Can you give people who report to you meaningful, in-depth feedback?

The way I think about feedback is this: Feedback is someone’s work reflected back to them, in a way that helps them take pride in their accomplishments and makes actionable the places where they can improve.

This means having enough insight into their work, accomplishments, and struggles to be able to do that. A lot of that feedback happens as we go, but at most every six months I make a point to get some (qualitative or quantitative) feedback from team members that I can use to put together a bigger picture of how someone is doing. Think hand-mirror in one-on-one meetings, full-length mirror in a feedback round.

What kind of things can you delegate?

Do you feel like you can hand off pieces of work or problems to people on your team? Are those projects getting bigger over time? Maybe you started by giving people tasks, but over time, you want to be able to give them broader problems to own. This allows you to take on more from your boss.

If you manage managers and you don’t have people you can hand stuff off to, you will drown. It’s just not possible to operate effectively at that scale without the shock absorption of people being able to take things off your plate and handle them. If you don’t have it, you will need to build it, because it will only get worse over time.

Who is taking on bigger roles?

Two years after I joined Automattic, it’s gratifying to look at who on the mobile team I led is now a tech lead, or a team lead, or generally taking on things with larger scope. As the team grows, there’s more opportunity—and more need—for people to step up. Delegation flows down: pushing things onto the managers forces them to push things onto people on their teams, and this is how we grow new leaders on the team.
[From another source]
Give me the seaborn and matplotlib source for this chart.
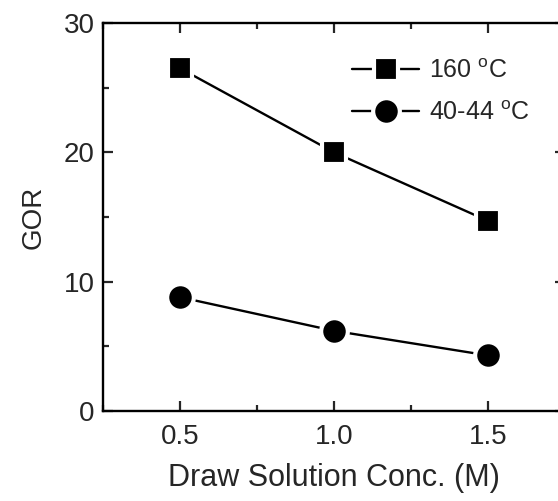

As much as we might adore everyone on our team, and want to keep them together, having a strong team means that sometimes people’s best path for success lies outside of it. It’s our job as managers to help them toward it, and to help our peers when they need a skill set that someone on our team can best provide. It’s a sign of success when people from our teams go to other teams and take on more responsibility there. It can also be a sign of success when people leave and take on bigger roles elsewhere.

Hopefully, this is something you can talk about together, but the success metric is: How have you helped them? What feedback, what projects, what responsibilities have you given them? How have you used your insight into their capabilities to help them find their next role inside your organization? If it’s more indirect, how has the way you’ve run the team contributed to creating opportunities for a broader set of people?

Can you take on work outside of your immediate scope?

Having our own teams in order, and strong support within them, makes it possible for us to provide more support to those above and around us.

What could you take on that would most help your boss? Your peers? What scope of things could you take on? Can that get bigger over time?

When I joined Automattic, one of the things the mobile team really wanted was for mobile to have a bigger role in the organization. One way that we achieved that was for me to take a bigger role in the organization, to do more to support other teams, to spread our practices and get invited into more conversations.

Do your peers value your perspective and come to you for advice?

Every organization has its own unique set of quirks, and the people who best understand the stress under which we operate are our peers. If we have a functional environment, and we’re not competing with each other, who respects who in a peer group says a lot. Pay attention to the topics people seem to value your opinion on. It shows what they notice—which are often the things we most take for granted.